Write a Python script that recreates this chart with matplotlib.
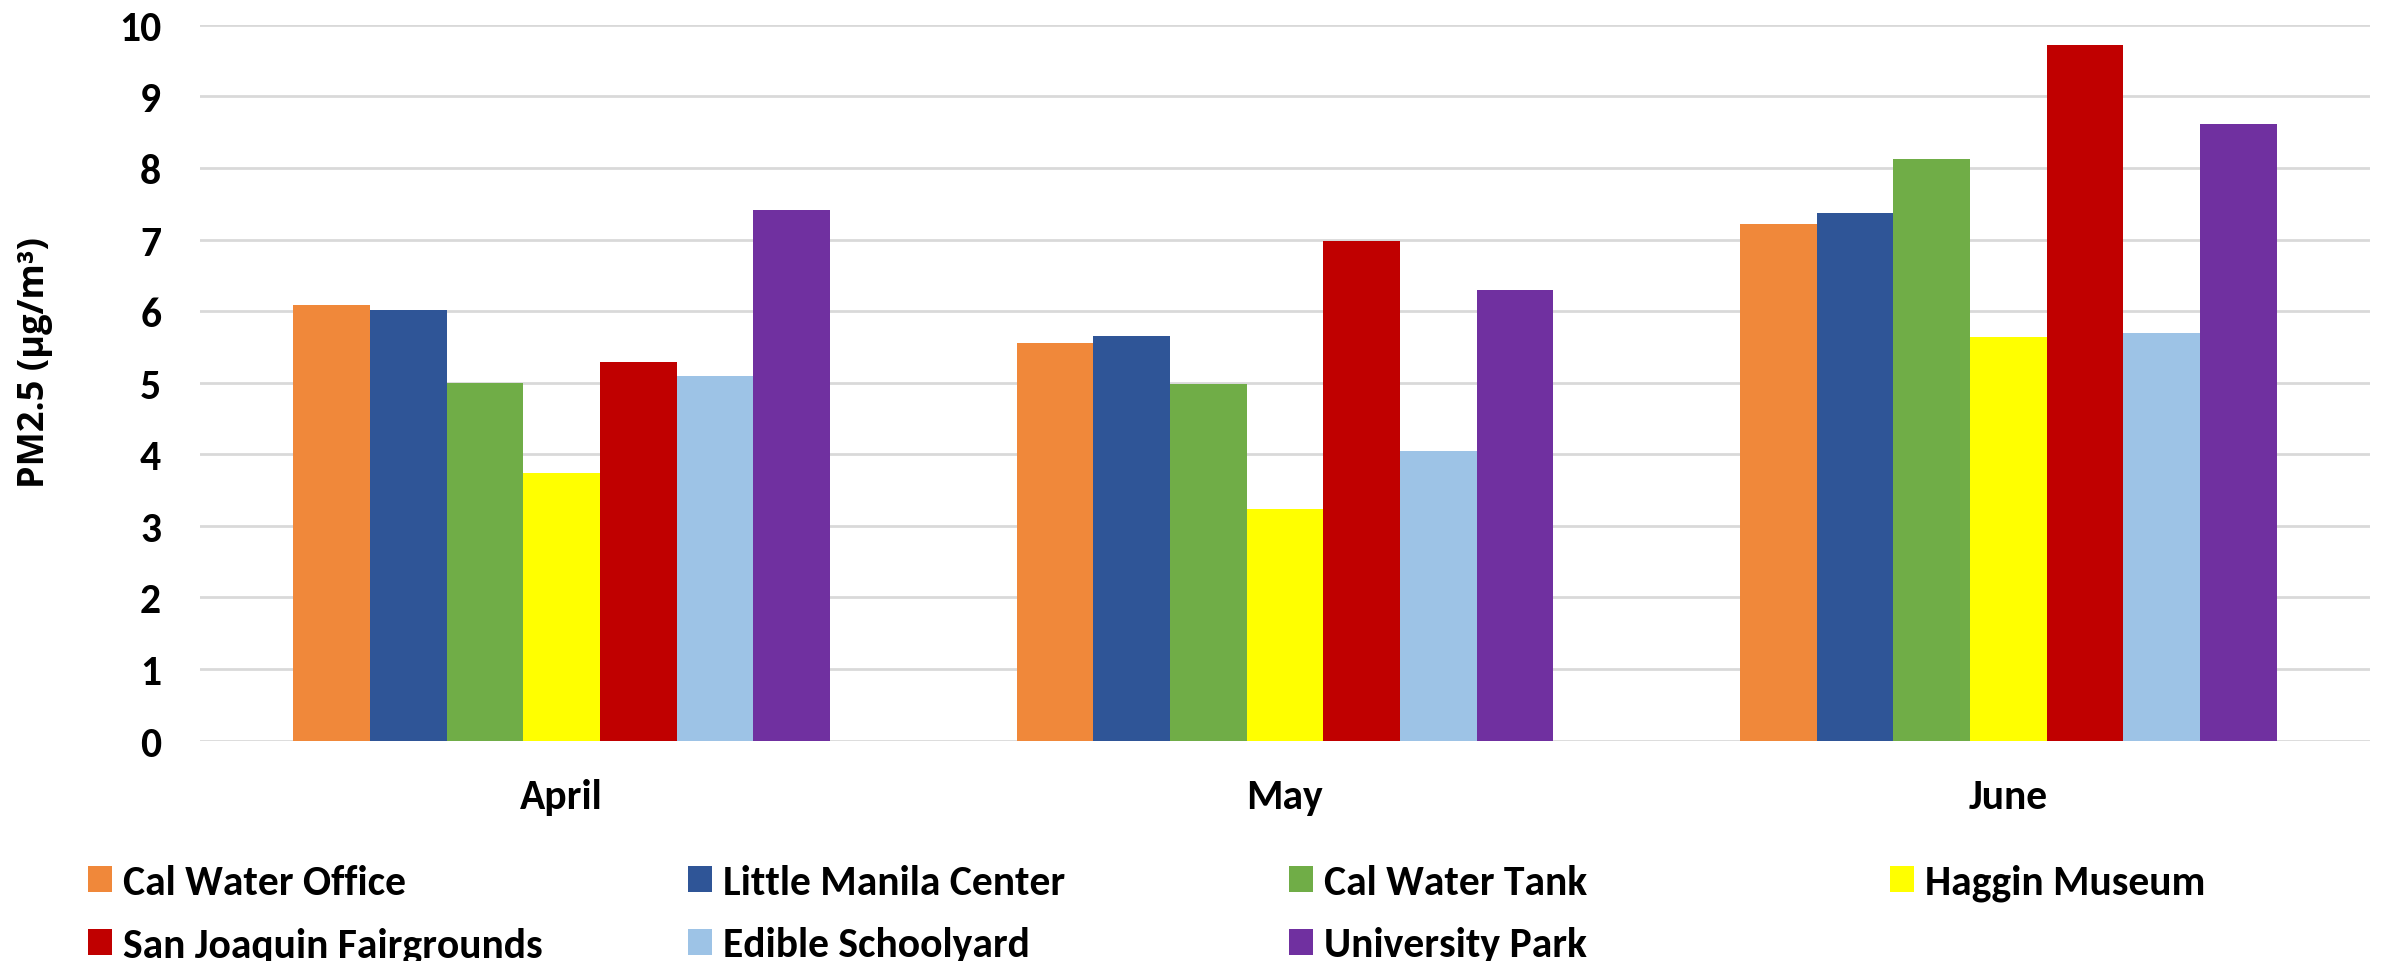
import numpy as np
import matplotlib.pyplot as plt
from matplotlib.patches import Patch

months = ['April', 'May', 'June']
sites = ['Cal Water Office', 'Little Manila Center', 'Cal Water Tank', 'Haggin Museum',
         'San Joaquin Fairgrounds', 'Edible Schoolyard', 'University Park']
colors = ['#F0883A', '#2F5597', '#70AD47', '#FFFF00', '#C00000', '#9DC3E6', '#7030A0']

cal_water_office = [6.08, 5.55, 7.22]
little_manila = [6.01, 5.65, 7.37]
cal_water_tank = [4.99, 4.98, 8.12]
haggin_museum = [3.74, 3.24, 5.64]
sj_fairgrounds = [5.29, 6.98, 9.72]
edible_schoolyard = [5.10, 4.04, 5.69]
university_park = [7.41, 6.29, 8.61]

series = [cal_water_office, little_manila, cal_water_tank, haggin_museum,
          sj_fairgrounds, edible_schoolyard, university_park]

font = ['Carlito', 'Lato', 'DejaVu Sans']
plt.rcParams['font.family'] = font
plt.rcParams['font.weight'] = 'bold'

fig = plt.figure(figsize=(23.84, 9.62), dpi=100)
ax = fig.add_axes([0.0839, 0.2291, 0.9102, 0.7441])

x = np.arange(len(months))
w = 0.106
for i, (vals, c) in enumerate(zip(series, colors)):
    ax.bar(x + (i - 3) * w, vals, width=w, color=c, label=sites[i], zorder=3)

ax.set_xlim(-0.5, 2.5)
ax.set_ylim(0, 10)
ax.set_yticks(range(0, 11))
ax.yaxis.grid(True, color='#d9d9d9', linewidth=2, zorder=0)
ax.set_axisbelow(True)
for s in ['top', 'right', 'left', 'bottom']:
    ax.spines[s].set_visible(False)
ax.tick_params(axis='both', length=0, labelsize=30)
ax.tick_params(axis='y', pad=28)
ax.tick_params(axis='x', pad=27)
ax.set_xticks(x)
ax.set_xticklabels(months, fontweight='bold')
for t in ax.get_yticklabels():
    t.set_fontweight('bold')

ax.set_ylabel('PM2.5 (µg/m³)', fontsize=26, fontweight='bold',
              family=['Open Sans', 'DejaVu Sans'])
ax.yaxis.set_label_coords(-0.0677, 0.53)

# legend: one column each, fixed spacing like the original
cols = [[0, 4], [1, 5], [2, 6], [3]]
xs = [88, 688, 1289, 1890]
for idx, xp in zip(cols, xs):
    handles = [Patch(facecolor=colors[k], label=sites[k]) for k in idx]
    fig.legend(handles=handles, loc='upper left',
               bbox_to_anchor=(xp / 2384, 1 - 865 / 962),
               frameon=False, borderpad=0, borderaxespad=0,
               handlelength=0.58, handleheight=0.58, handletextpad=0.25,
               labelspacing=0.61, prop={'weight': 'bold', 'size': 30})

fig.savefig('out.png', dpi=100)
◇ ◇ ◇
SET TASK → Skip the images and write out the rest of the listing exactly.

FULL SOLUTION →
Write a Python script that recreates this chart with matplotlib.
import numpy as np
import matplotlib.pyplot as plt
from matplotlib.patches import Patch

months = ['April', 'May', 'June']
sites = ['Cal Water Office', 'Little Manila Center', 'Cal Water Tank', 'Haggin Museum',
         'San Joaquin Fairgrounds', 'Edible Schoolyard', 'University Park']
colors = ['#F0883A', '#2F5597', '#70AD47', '#FFFF00', '#C00000', '#9DC3E6', '#7030A0']

cal_water_office = [6.08, 5.55, 7.22]
little_manila = [6.01, 5.65, 7.37]
cal_water_tank = [4.99, 4.98, 8.12]
haggin_museum = [3.74, 3.24, 5.64]
sj_fairgrounds = [5.29, 6.98, 9.72]
edible_schoolyard = [5.10, 4.04, 5.69]
university_park = [7.41, 6.29, 8.61]

series = [cal_water_office, little_manila, cal_water_tank, haggin_museum,
          sj_fairgrounds, edible_schoolyard, university_park]

font = ['Carlito', 'Lato', 'DejaVu Sans']
plt.rcParams['font.family'] = font
plt.rcParams['font.weight'] = 'bold'

fig = plt.figure(figsize=(23.84, 9.62), dpi=100)
ax = fig.add_axes([0.0839, 0.2291, 0.9102, 0.7441])

x = np.arange(len(months))
w = 0.106
for i, (vals, c) in enumerate(zip(series, colors)):
    ax.bar(x + (i - 3) * w, vals, width=w, color=c, label=sites[i], zorder=3)

ax.set_xlim(-0.5, 2.5)
ax.set_ylim(0, 10)
ax.set_yticks(range(0, 11))
ax.yaxis.grid(True, color='#d9d9d9', linewidth=2, zorder=0)
ax.set_axisbelow(True)
for s in ['top', 'right', 'left', 'bottom']:
    ax.spines[s].set_visible(False)
ax.tick_params(axis='both', length=0, labelsize=30)
ax.tick_params(axis='y', pad=28)
ax.tick_params(axis='x', pad=27)
ax.set_xticks(x)
ax.set_xticklabels(months, fontweight='bold')
for t in ax.get_yticklabels():
    t.set_fontweight('bold')

ax.set_ylabel('PM2.5 (µg/m³)', fontsize=26, fontweight='bold',
              family=['Open Sans', 'DejaVu Sans'])
ax.yaxis.set_label_coords(-0.0677, 0.53)

# legend: one column each, fixed spacing like the original
cols = [[0, 4], [1, 5], [2, 6], [3]]
xs = [88, 688, 1289, 1890]
for idx, xp in zip(cols, xs):
    handles = [Patch(facecolor=colors[k], label=sites[k]) for k in idx]
    fig.legend(handles=handles, loc='upper left',
               bbox_to_anchor=(xp / 2384, 1 - 865 / 962),
               frameon=False, borderpad=0, borderaxespad=0,
               handlelength=0.58, handleheight=0.58, handletextpad=0.25,
               labelspacing=0.61, prop={'weight': 'bold', 'size': 30})

fig.savefig('out.png', dpi=100)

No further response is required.